Namun saat beliau akan melakukan perang, beliau sendiri menyiapkan segala perlengkapan, dan menyiapkan segala keperluannya. Beliau juga mempersiapkan segala persiapan yang melindungi dan menjaga keselamatan, mengutus mata- mata dan intelejen untuk mengetahui keadaan musuh, dan berusaha mengetahui titik-titik kelemahan musuh-musuh beliau.

Maka sungguh aneh jika ada manusia biasa yang merasa tidak memerlukan usaha dengan alasan tawakal. Jika manusia yang paling mulia saja tetap berusaha, mengapa manusia biasa dengan congkaknya mengatakan tidak perlu berusaha? Jika kita membaca sejarah beliau, kita bisa melihat bahwa ada keseimbangan antara tawakal dan usaha. Antisipasi dan usaha untuk masa depan sama sekali tidak bertentangan dengan prinsip-prinsip tawakal.
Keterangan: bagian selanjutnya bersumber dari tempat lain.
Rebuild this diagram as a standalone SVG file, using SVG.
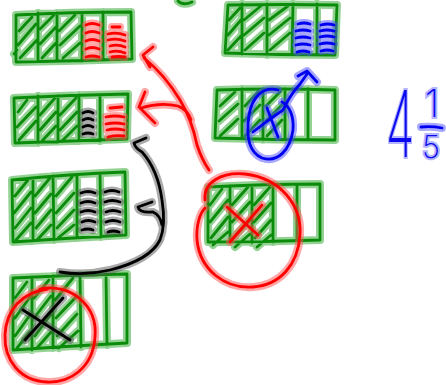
<svg xmlns="http://www.w3.org/2000/svg" xmlns:xlink="http://www.w3.org/1999/xlink" width="446" height="385" viewBox="0 0 446 385">
<style>
path{fill:none;stroke-linecap:round;stroke-linejoin:round}
.h{stroke-width:8;opacity:.5}
.c{stroke-width:2.8}
.gh{stroke:#2aa52a}.gc{stroke:#0a8c0a}
.rh{stroke:#ff5050}.rc{stroke:#ff0000}
.bh{stroke:#5050ff}.bc{stroke:#0000f0}
.kh{stroke:#555}.kc{stroke:#000}
.num{font-family:Inter,"DejaVu Sans",sans-serif;font-weight:200;fill:#0a0aee;stroke:#6a6aff;stroke-width:4;stroke-opacity:.5;paint-order:stroke}
</style>
<defs>
<g id="bar1-g"><path d="M16 15 Q70 12 131 12 L132 59 Q75 61 16 62 Z M14 54 L17 50 M38 13 L38 61 M57 13 L57 61 M82 13 L82 61 M103 12 L103 60 M19 31 L32 17 M18 45 L36 24 M20 58 L37 40 M40 29 L54 15 M40 44 L56 27 M42 58 L56 43 M59 31 L75 15 M60 45 L80 26 M63 58 L80 43"/></g>
<g id="bar1-r"><path d="M86 25 Q92 22 99 25 M86 33 Q92 30 99 33 M86 41 Q92 38 99 41 M86 49 Q92 46 99 49 M86 57 Q92 55 99 57 M112 27 L120 27 M108 34 Q117 32 125 35 M108 40 Q117 38 125 41 M110 46 Q118 44 125 47 M110 52 Q118 50 125 53 M112 57 Q118 56 125 57"/></g>
<g id="bar2-g"><path d="M14 98 Q70 95 128 94 L127 139 Q70 141 15 143 Z M38 96 L38 143 M58 96 L58 142 M79 95 L79 141 M100 95 L100 141 M18 112 L27 100 M17 127 L36 107 M19 140 L36 121 M40 115 L55 98 M40 130 L56 112 M42 141 L56 126 M60 115 L76 98 M60 130 L77 112 M62 141 L77 126"/></g>
<g id="bar2-k"><path d="M83 113 Q88 110 93 113 M83 120 Q88 117 93 120 M83 127 Q88 124 93 127 M83 134 Q88 132 93 134"/></g>
<g id="bar2-r"><path d="M110 108 L122 107 M106 117 Q115 115 124 117 M106 124 Q115 122 124 124 M107 130 Q115 128 124 130 M108 137 Q116 135 124 136"/></g>
<g id="bar3-g"><path d="M12 180 Q70 174 125 172 L126 235 Q70 238 13 242 Z M33 178 L33 241 M53 176 L54 240 M77 175 L77 238 M100 174 L101 237 M15 196 L28 180 M14 213 L31 192 M15 228 L31 208 M16 240 L31 223 M35 196 L50 178 M35 213 L51 194 M36 228 L51 210 M37 240 L51 225 M56 196 L72 177 M56 213 L74 193 M57 228 L74 210 M58 238 L74 225"/></g>
<g id="bar3-k"><path d="M81 193 Q88 190 95 193 M81 203 Q88 200 95 203 M81 212 Q88 209 95 212 M82 222 Q88 219 95 222 M82 230 Q88 228 93 230 M105 192 Q112 189 119 192 M105 202 Q112 199 120 202 M106 212 Q113 209 120 212 M106 222 Q113 219 120 222 M108 232 Q113 230 119 232"/></g>
<g id="bar4-g"><path d="M13 278 Q70 275 127 274 L127 343 Q70 346 13 350 Z M32 277 L32 350 M53 276 L53 348 M80 275 L81 347 M106 274 L107 345 M15 298 L27 282 M15 318 L30 297 M15 336 L30 315 M17 348 L30 332 M34 298 L49 280 M34 318 L51 296 M35 336 L51 314 M37 348 L51 332 M55 300 L73 278 M56 318 L77 296 M57 336 L77 314 M59 348 L78 331"/></g>
<g id="bar4-k"><path d="M23 310 L70 340 M25 340 L63 298"/></g>
<g id="bar4-r"><path d="M40 289 C70 283 98 305 95 337 C93 368 70 383 47 382 C20 381 4 360 5 335 C6 310 22 292 48 289"/></g>
<g id="barA-g"><path d="M228 5 Q285 4 337 5 L335 55 Q280 55 225 53 Z M242 4 L242 54 M267 4 L267 55 M293 4 L292 55 M317 4 L317 55 M229 20 L240 8 M228 35 L241 20 M228 50 L241 36 M244 20 L262 5 M244 35 L264 18 M245 50 L264 33 M269 20 L288 6 M269 35 L290 18 M270 50 L290 33"/></g>
<g id="barA-b"><path d="M298 24 Q304 22 310 24 M296 31 Q303 29 310 31 M296 38 Q303 36 310 38 M296 45 Q303 43 310 45 M297 52 Q303 50 309 52 M321 25 Q328 23 334 25 M320 31 Q327 29 334 31 M320 37 Q327 35 334 37 M320 44 Q327 42 334 44 M321 51 Q327 49 333 51"/></g>
<g id="barB-g"><path d="M217 90 Q275 88 335 90 L335 140 Q275 140 215 138 Z M242 89 L242 139 M263 89 L263 140 M285 89 L285 140 M308 89 L308 140 M220 106 L235 92 M219 121 L238 104 M220 136 L238 119 M245 106 L259 91 M244 121 L260 105 M245 136 L260 120 M266 106 L281 91 M266 121 L282 105 M267 136 L282 120"/></g>
<g id="barB-b"><path d="M278 90 C262 86 252 98 249 115 C246 135 248 152 262 158 C278 163 290 150 293 130 C294 117 290 106 282 102 M267 108 L278 137 M253 132 Q268 120 283 110 Q290 95 300 84 L307 74 M298 76 L307 71 L317 82"/></g>
<g id="bar6-g"><path d="M208 187 Q265 184 320 184 L320 240 Q265 242 208 242 Z M230 186 L230 242 M252 186 L252 243 M273 185 L273 242 M297 185 L297 241 M210 205 L222 189 M210 222 L228 200 M211 238 L228 217 M213 245 L228 232 M232 205 L248 187 M232 222 L250 202 M233 238 L250 220 M235 247 L250 234 M254 205 L270 187 M254 222 L271 203 M255 238 L271 220 M257 247 L271 235"/></g>
<g id="bar6-r"><path d="M227 207 L258 235 M230 242 L262 205 M205 200 C203 182 222 172 245 174 C280 178 302 205 300 235 C298 265 280 285 253 287 C225 289 200 270 197 240 C196 225 200 213 205 208"/></g>
<g id="conn-r"><path d="M153 47 L143 55 L150 67 M144 58 Q165 75 180 100 Q192 120 197 145 Q202 160 209 170 M145 92 L139 107 L155 123 M141 108 Q160 102 178 106 Q188 110 191 120"/></g>
<g id="conn-k"><path d="M146 138 L134 143 Q135 148 142 152 Q158 170 162 200 Q166 225 160 240 Q150 260 110 270 Q85 276 60 272 M152 202 L138 207 Q139 213 153 212 Q160 215 162 225"/></g>
<g id="mark-g"><path d="M178 1 Q183 6 192 2"/></g>
<g id="frac-b"><path d="M421 127 Q432 126 442 128"/></g>
</defs>

<g id="mark"><use xlink:href="#mark-g" class="h gh"/><use xlink:href="#mark-g" class="c gc"/></g>
<g id="bar1"><use xlink:href="#bar1-g" class="h gh"/><use xlink:href="#bar1-g" class="c gc"/><use xlink:href="#bar1-r" class="h rh"/><use xlink:href="#bar1-r" class="c rc"/></g>
<g id="bar2"><use xlink:href="#bar2-g" class="h gh"/><use xlink:href="#bar2-g" class="c gc"/><use xlink:href="#bar2-k" class="h kh"/><use xlink:href="#bar2-k" class="c kc"/><use xlink:href="#bar2-r" class="h rh"/><use xlink:href="#bar2-r" class="c rc"/></g>
<g id="bar3"><use xlink:href="#bar3-g" class="h gh"/><use xlink:href="#bar3-g" class="c gc"/><use xlink:href="#bar3-k" class="h kh"/><use xlink:href="#bar3-k" class="c kc"/></g>
<g id="bar4"><use xlink:href="#bar4-g" class="h gh"/><use xlink:href="#bar4-g" class="c gc"/><use xlink:href="#bar4-k" class="h kh"/><use xlink:href="#bar4-k" class="c kc"/><use xlink:href="#bar4-r" class="h rh"/><use xlink:href="#bar4-r" class="c rc"/></g>
<g id="barA"><use xlink:href="#barA-g" class="h gh"/><use xlink:href="#barA-g" class="c gc"/><use xlink:href="#barA-b" class="h bh"/><use xlink:href="#barA-b" class="c bc"/></g>
<g id="barB"><use xlink:href="#barB-g" class="h gh"/><use xlink:href="#barB-g" class="c gc"/><use xlink:href="#barB-b" class="h bh"/><use xlink:href="#barB-b" class="c bc"/></g>
<g id="bar6"><use xlink:href="#bar6-g" class="h gh"/><use xlink:href="#bar6-g" class="c gc"/><use xlink:href="#bar6-r" class="h rh"/><use xlink:href="#bar6-r" class="c rc"/></g>
<g id="connectors"><use xlink:href="#conn-r" class="h rh"/><use xlink:href="#conn-r" class="c rc"/><use xlink:href="#conn-k" class="h kh"/><use xlink:href="#conn-k" class="c kc"/></g>
<g id="fraction">
<text class="num" transform="translate(386 157) scale(0.5 1)" font-size="92">4</text>
<text class="num" x="432" y="117" font-size="38" text-anchor="middle">1</text>
<text class="num" x="431" y="158" font-size="31" text-anchor="middle">5</text>
<use xlink:href="#frac-b" class="h bh"/><use xlink:href="#frac-b" class="c bc"/>
</g>
</svg>
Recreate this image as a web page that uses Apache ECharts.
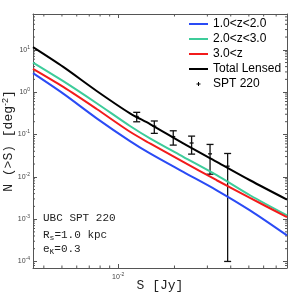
<!DOCTYPE html>
<html><head><meta charset="utf-8">
<script src="https://cdn.jsdelivr.net/npm/echarts@6/dist/echarts.min.js"></script>
<style>html,body{margin:0;padding:0;background:#fff}#c{width:308px;height:301px}</style>
</head><body><div id="c"></div>
<script>
// ---- data ----
const fluxS  = [0.0035, 0.00508, 0.00767, 0.01156, 0.01479, 0.02228, 0.03365, 0.0507, 0.08];
const nZ1to2 = [2.80, 0.919, 0.2404, 0.0697, 0.0356, 0.01303, 0.0048, 0.00161, 0.000412];
const nZ2to3 = [4.99, 1.81, 0.545, 0.158, 0.0807, 0.0296, 0.01089, 0.00366, 0.00123];
const nZ3up  = [3.54, 1.325, 0.399, 0.1156, 0.0614, 0.0225, 0.00828, 0.00316, 0.00112];
const nTotal = [11.56, 3.94, 1.065, 0.3155, 0.176, 0.0614, 0.0225, 0.00828, 0.00289];
const sptS   = [0.01256, 0.0156, 0.0197, 0.0247, 0.031, 0.0385];
const sptN   = [0.266, 0.157, 0.089, 0.0628, 0.0348, 0.0178];
const sptErr = [0.067, 0.051, 0.033, 0.0285, 0.0233, 0.0177];
const seriesNames = ['1.0<z<2.0', '2.0<z<3.0', '3.0<z', 'Total Lensed', 'SPT 220'];
const xRange = [0.0035, 0.08];
const yRange = [7e-5, 70];
const xMinorTicks = [0.004, 0.005, 0.006, 0.007, 0.008, 0.009, 0.02, 0.03, 0.04, 0.05, 0.06, 0.07];
const yMinorTicks = [8e-5, 9e-5,
  2e-4, 3e-4, 4e-4, 5e-4, 6e-4, 7e-4, 8e-4, 9e-4,
  2e-3, 3e-3, 4e-3, 5e-3, 6e-3, 7e-3, 8e-3, 9e-3,
  2e-2, 3e-2, 4e-2, 5e-2, 6e-2, 7e-2, 8e-2, 9e-2,
  0.2, 0.3, 0.4, 0.5, 0.6, 0.7, 0.8, 0.9,
  2, 3, 4, 5, 6, 7, 8, 9,
  20, 30, 40, 50, 60];

// ---- styles ----
const colors = ['#2a4bf5', '#3dcc9a', '#f21b1b', '#000000'];
const axisColor = '#555';
const lineIcon = 'path://M0,0 M19,12 M0,5 L19,5 L19,7 L0,7 Z';
const plusIcon = 'path://M0,0 M19,12 M9,4 L10,4 L10,5.5 L11.5,5.5 L11.5,6.5 L10,6.5 L10,8 L9,8 L9,6.5 L7.5,6.5 L7.5,5.5 L9,5.5 Z';

function powLabel(v) {
  const e = Math.log10(v);
  if (Math.abs(e - Math.round(e)) > 1e-6) return '';
  return '{b|10}{s|' + Math.round(e) + '}';
}
const labelRich = {
  b: {fontSize: 7, fontFamily: 'Liberation Sans', color: '#444'},
  s: {fontSize: 5, fontFamily: 'Liberation Sans', color: '#444', padding: [0, 0, 5, 0]}
};

function lineSeries(name, data, color) {
  return {
    type: 'line', name: name, smooth: 0.3, showSymbol: false, symbol: 'none',
    data: fluxS.map((s, i) => [s, data[i]]),
    lineStyle: {color: color, width: 2}, itemStyle: {color: color},
    emphasis: {disabled: true}, animation: false
  };
}

const chart = echarts.init(document.getElementById('c'), null, {renderer: 'canvas'});
const option = {
  animation: false,
  grid: {left: 33, right: 21, top: 14, bottom: 33, outerBoundsMode: 'none', containLabel: false},
  legend: {
    orient: 'vertical', left: 189, top: 18, itemWidth: 19, itemHeight: 12, itemGap: 3, padding: 0,
    selectedMode: false,
    textStyle: {fontFamily: 'Liberation Sans', fontSize: 12, color: '#000', lineHeight: 12},
    data: [
      {name: seriesNames[0], icon: lineIcon},
      {name: seriesNames[1], icon: lineIcon},
      {name: seriesNames[2], icon: lineIcon},
      {name: seriesNames[3], icon: lineIcon},
      {name: seriesNames[4], icon: plusIcon}
    ]
  },
  xAxis: [{
    type: 'log', logBase: 10, min: xRange[0], max: xRange[1], position: 'bottom',
    axisLine: {show: true, lineStyle: {color: axisColor, width: 1}},
    axisTick: {show: true, inside: true, length: 4, lineStyle: {color: axisColor}},
    axisLabel: {formatter: powLabel, rich: labelRich, margin: 4},
    splitLine: {show: false},
    name: 'S [Jy]', nameLocation: 'middle', nameGap: 11, nameMoveOverlap: false,
    nameTextStyle: {fontFamily: 'Liberation Mono', fontSize: 13, color: '#222'}
  }, {
    type: 'log', logBase: 10, min: xRange[0], max: xRange[1], position: 'top',
    axisLine: {show: true, lineStyle: {color: axisColor, width: 1}},
    axisTick: {show: true, inside: true, length: 4, lineStyle: {color: axisColor}},
    axisLabel: {show: false}, splitLine: {show: false}
  }],
  yAxis: [{
    type: 'log', logBase: 10, min: yRange[0], max: yRange[1], position: 'left',
    axisLine: {show: true, lineStyle: {color: axisColor, width: 1}},
    axisTick: {show: true, inside: true, length: 4, lineStyle: {color: axisColor}},
    axisLabel: {formatter: powLabel, rich: labelRich, margin: 3},
    splitLine: {show: false},
    name: 'N (>S) [deg{sup|-2}]', nameLocation: 'middle', nameGap: 16, nameMoveOverlap: false,
    nameTextStyle: {fontFamily: 'Liberation Mono', fontSize: 13, color: '#222',
      rich: {sup: {fontFamily: 'Liberation Sans', fontSize: 9, color: '#222', padding: [0, 0, 7, 0]}}}
  }, {
    type: 'log', logBase: 10, min: yRange[0], max: yRange[1], position: 'right',
    axisLine: {show: true, lineStyle: {color: axisColor, width: 1}},
    axisTick: {show: true, inside: true, length: 4, lineStyle: {color: axisColor}},
    axisLabel: {show: false}, splitLine: {show: false}
  }],
  series: [
    lineSeries(seriesNames[0], nZ1to2, colors[0]),
    lineSeries(seriesNames[1], nZ2to3, colors[1]),
    lineSeries(seriesNames[2], nZ3up, colors[2]),
    lineSeries(seriesNames[3], nTotal, colors[3]),
    {
      type: 'custom', name: seriesNames[4], itemStyle: {color: '#000'},
      data: sptS.map((s, i) => [s, sptN[i], sptErr[i]]),
      encode: {x: 0, y: 1},
      renderItem: function (params, api) {
        const s = api.value(0), n = api.value(1), e = api.value(2);
        const lo = Math.max(n - e, yRange[0]);
        const pc = api.coord([s, n]);
        const pt = api.coord([s, n + e]);
        const pb = api.coord([s, lo]);
        const cap = 3.5, m = 2;
        const st = {stroke: '#111', lineWidth: 1.3};
        return {type: 'group', children: [
          {type: 'line', shape: {x1: pt[0], y1: pt[1], x2: pb[0], y2: pb[1]}, style: st},
          {type: 'line', shape: {x1: pt[0] - cap, y1: pt[1], x2: pt[0] + cap, y2: pt[1]}, style: st},
          {type: 'line', shape: {x1: pb[0] - cap, y1: pb[1], x2: pb[0] + cap, y2: pb[1]}, style: st},
          {type: 'line', shape: {x1: pc[0] - m, y1: pc[1], x2: pc[0] + m, y2: pc[1]}, style: st}
        ]};
      }
    },
    {
      type: 'custom', name: 'xminor', silent: true,
      data: xMinorTicks.map(v => [v, yRange[0]]),
      encode: {x: 0, y: 1},
      renderItem: function (params, api) {
        const v = api.value(0);
        const pb = api.coord([v, yRange[0]]);
        const pt = api.coord([v, yRange[1]]);
        const st = {stroke: axisColor, lineWidth: 1};
        return {type: 'group', children: [
          {type: 'line', shape: {x1: pb[0], y1: pb[1], x2: pb[0], y2: pb[1] - 2.5}, style: st},
          {type: 'line', shape: {x1: pt[0], y1: pt[1], x2: pt[0], y2: pt[1] + 2.5}, style: st}
        ]};
      }
    },
    {
      type: 'custom', name: 'yminor', silent: true,
      data: yMinorTicks.map(v => [xRange[0], v]),
      encode: {x: 0, y: 1},
      renderItem: function (params, api) {
        const v = api.value(1);
        const pl = api.coord([xRange[0], v]);
        const pr = api.coord([xRange[1], v]);
        const st = {stroke: axisColor, lineWidth: 1};
        return {type: 'group', children: [
          {type: 'line', shape: {x1: pl[0], y1: pl[1], x2: pl[0] + 2, y2: pl[1]}, style: st},
          {type: 'line', shape: {x1: pr[0], y1: pr[1], x2: pr[0] - 2, y2: pr[1]}, style: st}
        ]};
      }
    }
  ],
  graphic: [
    {type: 'text', left: 43, top: 213, silent: true,
      style: {text: 'UBC SPT 220', fontFamily: 'Liberation Mono', fontSize: 11, fill: '#222'}},
    {type: 'text', left: 43, top: 230, silent: true,
      style: {text: 'R{sub|s}=1.0 kpc', fontFamily: 'Liberation Mono', fontSize: 11, fill: '#222',
        rich: {sub: {fontFamily: 'Liberation Mono', fontSize: 8, fill: '#222', padding: [5, 0, 0, 0]}}}},
    {type: 'text', left: 43, top: 244, silent: true,
      style: {text: 'e{sub|κ}=0.3', fontFamily: 'Liberation Mono', fontSize: 11, fill: '#222',
        rich: {sub: {fontFamily: 'DejaVu Sans', fontSize: 8, fill: '#222', padding: [5, 0, 0, 0]}}}}
  ]
};
chart.setOption(option);
</script>
</body></html>
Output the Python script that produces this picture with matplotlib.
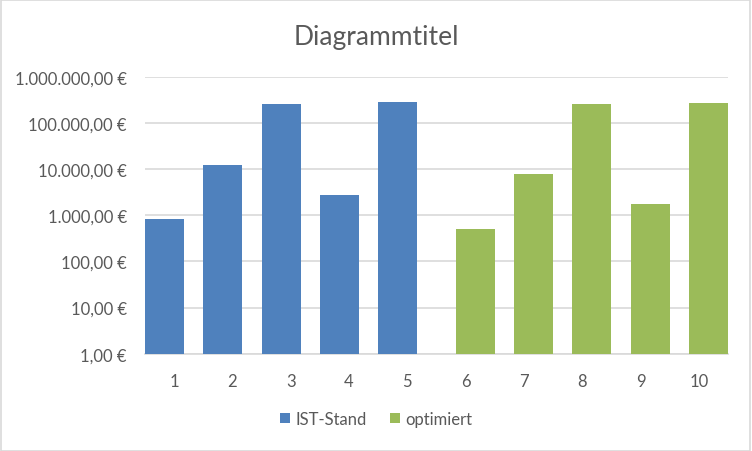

Lain lagi jika sudah berusaha, namun hasilnya tidak juga kita dapatkan, disinilah waktunya untuk bertawakal kepada Allah SWT. Kita serahkan apa yang terbaik bagi diri kita menurut Allah SWT sambil kita berusaha lagi. Allah Maha Tahu, sehingga pasti akan tahu apa yang terbaik bagi kita, termasuk mungkin kita harus lebih banyak berusaha.

Tentang pentingnya usaha, mungkin kita perlu merenungkan hadits yang cukup menarik ini, karena isinya begitu fenomenal yang mematahkan pendapat orang yang mudah menyerah atau tidak mau berusaha dengan alasan tawakal, "Jika hari kiamat tiba sedangkan kalian masih memegang bibit pohon kurma, maka kalian masih dapat untuk tidak beranjak dari tempat kalian untuk menanamnya, maka tanamlah!"